USA verpesten das Verhandlungsklima

US-Präsident Clinton will die Treibhausgase bis zum Jahr 2010 nur stabilisieren, dafür aber die Entwicklungsländer stärker zur Verantwortung ziehen. Damit bleibt er hinter dem schwachen Vorschlag Japans zurück  ■ Von Matthias Urbach

Berlin (taz) – Die Vereinigten Staaten haben einen deutlich schwächeren Vorschlag für den Klimaschutz vorgelegt als die EU und Japan. Danach sollen sich die Industriestaaten lediglich verpflichten, ihren Ausstoß an Treibhausgasen bis 2010 auf dem Niveau von 1990 zu stabilisieren und erst danach zu vermindern. Ein EU- Sprecher nannte den US-Vorschlag „schlicht und einfach nicht gut genug“. Er bleibt sogar hinter dem vielkritisierten japanischen Vorschlag zurück. Der sieht im selben Zeitraum eine Verminderung von drei bis fünf Prozent vor.

US-Präsident Bill Clinton wollte die Vorschläge gestern abend nach Redaktionsschluß vor der Nationalen Gesellschaft für Geographie in Washington detailliert vorstellen. Wie zuvor aus Regierungskreisen bekannt wurde, soll der Mittelwert des Ausstoßes klimaschädlicher Gase der Jahre 2008 bis 2012 das Niveau von 1990 nicht mehr überschreiten. Nach dem Jahr 2012 will Clinton damit beginnen, den Ausstoß zu reduzieren. Genannt wurde eine Senkung von fünf Prozent bis zum Jahr 2017. Wie verbindlich diese Senkung vereinbart werden soll, blieb gestern noch unklar. Die USA sind der weltgrößte Produzent von Treibhausgasen: 1994 verantwortlich für ein Viertel des Ausstoßes.

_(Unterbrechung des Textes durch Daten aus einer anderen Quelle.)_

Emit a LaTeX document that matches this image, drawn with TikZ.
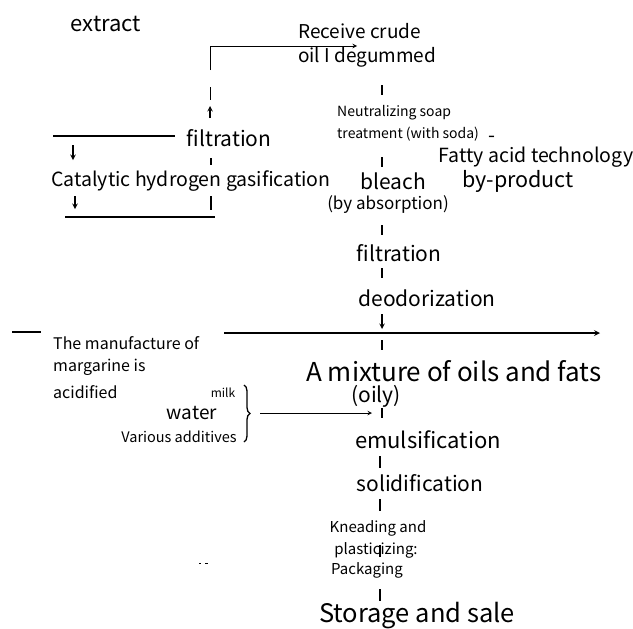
\documentclass[tikz,border=0pt]{standalone}
\usepackage{fontspec}
\setmainfont{Noto Sans CJK SC}
\usetikzlibrary{decorations.pathreplacing}
\newcommand{\corpo}[1]{\fontsize{#1}{#1}\selectfont}
\begin{document}
\begin{tikzpicture}[x=1pt, y=-1pt, >=stealth]
% Stili per testi e tratti
\tikzset{grande/.style={inner sep=0pt, font=\corpo{26}},
  medio/.style={inner sep=0pt, font=\corpo{20}},
  piccolo/.style={inner sep=0pt, font=\corpo{14}},
  minimo/.style={inner sep=0pt, font=\corpo{12}},
  tacca/.style={line width=1.4pt},
  linea/.style={line width=1pt}}

\useasboundingbox (0,0) rectangle (633,629);

% --- RAMO SINISTRO (estrazione, filtrazione, idrogenazione) ---
\node[medio, font=\corpo{22}] (estratto) at (106,24) {extract};
\node[medio, font=\corpo{21}] (filtA) at (229,138) {filtration};
\node[medio, font=\corpo{19.5}] (idro) at (191,181) {Catalytic hydrogen gasification};

\coordinate (G1) at (210,70);
\coordinate (G2) at (357,46);
\draw[linea, ->] (G1) |- (G2);
\draw[linea] (210,87) -- (210,100);
\draw[tacca, ->] (210,118) -- (210,106);
\draw[linea, line width=1.3pt] (53,136) -- (175,136);
\draw[tacca, ->] (73,145) -- (73,160);
\draw[tacca] (211,158) -- (211,165);
\draw[tacca, ->] (75,196) -- (75,209);
\draw[tacca] (211,196) -- (211,210);
\draw[linea, line width=1.3pt] (65,217) -- (215,217);

% --- COLONNA DI RAFFINAZIONE ---
\node[medio, font=\corpo{19}, anchor=west] (grezzo) at (298,31) {Receive crude};
\node[medio, font=\corpo{19}, anchor=west] (degom) at (298,57) {oil I degummed};
\node[piccolo, anchor=west] (neutr) at (337,113) {Neutralizing soap};
\node[piccolo, anchor=west] (neutrB) at (337,134) {treatment (with soda)};
\node[medio] (trattino) at (492,139) {-};
\node[medio, font=\corpo{19.5}] (acidi) at (536,157) {Fatty acid technology};
\node[medio, font=\corpo{21.5}] (sottoprod) at (518,181) {by-product};
\node[medio, font=\corpo{21}] (sbianca) at (393,181) {bleach};
\node[medio, font=\corpo{17}] (assorb) at (388,205) {(by absorption)};
\node[medio, font=\corpo{21}] (filtB) at (399,253) {filtration};
\node[medio, font=\corpo{21}] (deod) at (427,298) {deodorization};

\foreach \y in {90,162,230,273}
  \draw[tacca] (382,\y-5) -- (382,\y+5);
\draw[tacca, ->] (382,314) -- (382,329);

% Linea di separazione
\draw[linea, line width=1.6pt] (12,332) -- (41,332);
\draw[linea, line width=1.6pt, ->] (224,333) -- (600,333);
\draw[tacca] (382,340) -- (382,350);

% --- MARGARINA ---
\node[piccolo, font=\corpo{16}, anchor=west] (marg) at (53,343) {The manufacture of};
\node[piccolo, font=\corpo{16}, anchor=west] (margB) at (53,367) {margarine is};
\node[piccolo, font=\corpo{16}, anchor=west] (margC) at (53,392) {acidified};
\node[grande] (miscela) at (454,371) {A mixture of oils and fats};
\node[medio, font=\corpo{21}] (oleosa) at (376,396) {(oily)};
\node[minimo] (latte) at (223,393) {milk};
\node[medio, font=\corpo{19}] (acqua) at (192,413) {water};
\node[piccolo, font=\corpo{14.5}] (additivi) at (179,437) {Various additives};

\draw[linea, line width=1.3pt, decorate, decoration={brace, amplitude=6pt}] (244,385) -- (244,442);
\draw[linea, ->] (260,413) -- (372,413);
\draw[tacca] (382,408) -- (382,418);

\node[medio, font=\corpo{22}] (emuls) at (428,440) {emulsification};
\node[medio, font=\corpo{21}] (solid) at (420,483) {solidification};
\node[piccolo, font=\corpo{15}] (impasto) at (378,528) {Kneading and};
\node[piccolo, font=\corpo{15}] (plast) at (376,550) {plasticizing:};
\node[piccolo, font=\corpo{15}] (imball) at (367,570) {Packaging};
\node[grande, font=\corpo{25.5}] (vendita) at (417,616) {Storage and sale};

\foreach \y in {462,505,551,595}
  \draw[tacca] (380,\y-6) -- (380,\y+6);
\draw[very thin] (199,563) -- (201,563) (205,563) -- (208,563);

\end{tikzpicture}
\end{document}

Außerdem setze sich Clinton für handelbare Verschmutzungslizenzen ein, hieß es weiter aus US- Regierungskreisen. Die Idee dabei ist, daß Betriebe, die ihren vorgeschriebenen Ausstoß unterschreiten, das verbliebene „Verschmutzungsrecht“ an andere Firmen gewinnbringend verkaufen. Mit diesem Prinzip bekämpfen die USA bereits den sauren Regen.

Zusätzlich verlangt Clinton mehr Beteiligung der Entwicklungsländer beim Klimaschutz: Für sie gelten bisher nur allgemein formulierte, qualitative Ziele – sie sollen regelmäßig Aktionsprogramme formulieren, ihre Wälder schützen und erneuerbare Energien fördern. Die USA möchten diese Pflichten konkretisieren. Schätzungen zufolge könnte zum Beispiel China schon in 20 Jahren die USA als größten Verschmutzer überholen.

In Bonn, wo derzeit die letzte Vorbereitungsrunde für den Klimagipfel im Dezember im japanischen Kioto tagt, wurde der langerwartete US-Vorschlag zunächst nicht kommentiert. Man wolle die Rede Clintons abwarten, hieß es am Rande der Tagung der Delegierten aus rund 160 Ländern. Sie müssen den bisher rund 50 Seiten starken Protokollentwurf auf ein in Kioto verhandelbares Maß zurechtstutzen. In Brüssel dagegen sagte der Sprecher von EU-Umweltkommissarin Ritt Bjerregaard, Peter Jörgensen: „Aus dem Weißen Haus muß mehr kommen, wenn die USA ihrer globalen Verantwortung in Umweltdingen gerecht werden wollen.“

Die EU hatte vorgeschlagen, die Industriestaaten sollten den Ausstoß der wichtigsten Treibhausgase Kohlendioxid, Methan und Lachgas bis 2010 um 15 Prozent senken. Der weitestgehende Vorschlag kommt bislang von der Allianz der kleinen Inselstaaten: eine Verminderung um 20 Prozent bis 2005.

Dem WWF zufolge ergab eine Studie des renommierten Tellus- Instituts in Boston, daß die USA ihren Kohlendioxidausstoß bis zum Jahr 2010 um 21 Prozent verringern könnten.